Ayrıca Ephesus'u tebrik ediyorum tam anlamıyla konuyu yansıtan bir kapak olmuş :) çok uyumlu konuyla diyerek yorumumu bitirip sizlere iyi geceler diliyorum :) Ahh bir de Allah size Tuna Üstüner gibi bir koca nasip etsin diyorum ama önce ben tabi ki :) evde kaldım yoksam :))
Ben Deniz Akın; Fiyasko Birlik Başkanı, yirmi beş yaşında, babasının kızı, annesinin kız kurusu, ekonominin niteliksiz iş gücüyüm. Klasik bir dünyalı, yurdum insanı, fazlaca dağınık ve meteliğe kurşun değil, ancak palavra sıkan beş parasız biriyim.
Tuna Üstüner ise ‘Enler’ listesinin zirvesinde bir yakışıklı, holdinglerin genç veliahdı, titiz ve disiplinli tam bir Kurumsal Kasıntı.

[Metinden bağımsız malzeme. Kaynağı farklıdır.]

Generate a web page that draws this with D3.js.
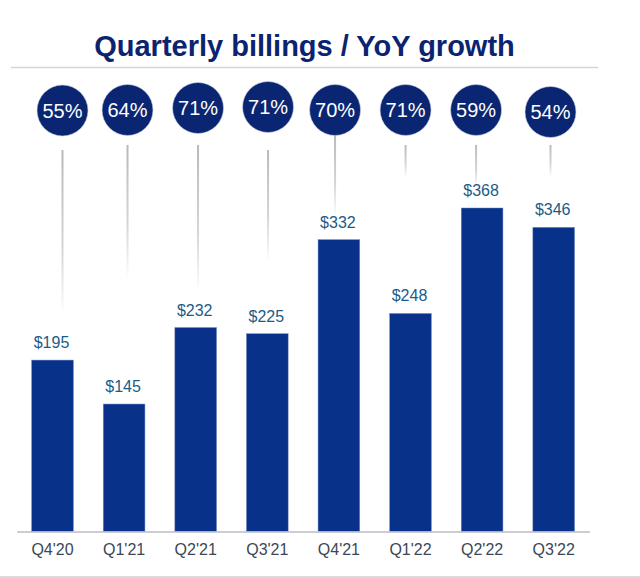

Ben bir enkazsam o bir saray, ben bir köleysem o bir kral, ben bir esintiysem o bir tufan.
Ve o benim hem felaketimin, hem de kurtuluşumun adı.
Bizim hikâyemiz nefretle başlayıp, şiddetle devam ederek, aşkla yol aldı. Beni şirketinden kovması hiçbir şey ifade etmiyordu, çünkü kanunlar bizi birbirimize mecbur bırakmıştı. Tuna her gün beni görecek ve ben her gün onun aşkıyla savaşacaktım. Bu aşk çıkmazının ortasında onu mahvetmek için tutulan bir ajan olduğumu ise çoktan unutmuştum.Hem de onunla evlenecek kadar!
Yazılarınızı severek okuyorum. Gerçi yeni başladım ama yine de sayenizde bir çok kitap keşfettim. Haklı yorumlayınız ve düşüncelerinize bir çok noktada katılıyorum. Kitabımı bitirir ve yayınlarsam yorumlarınızı bekleyeceğim.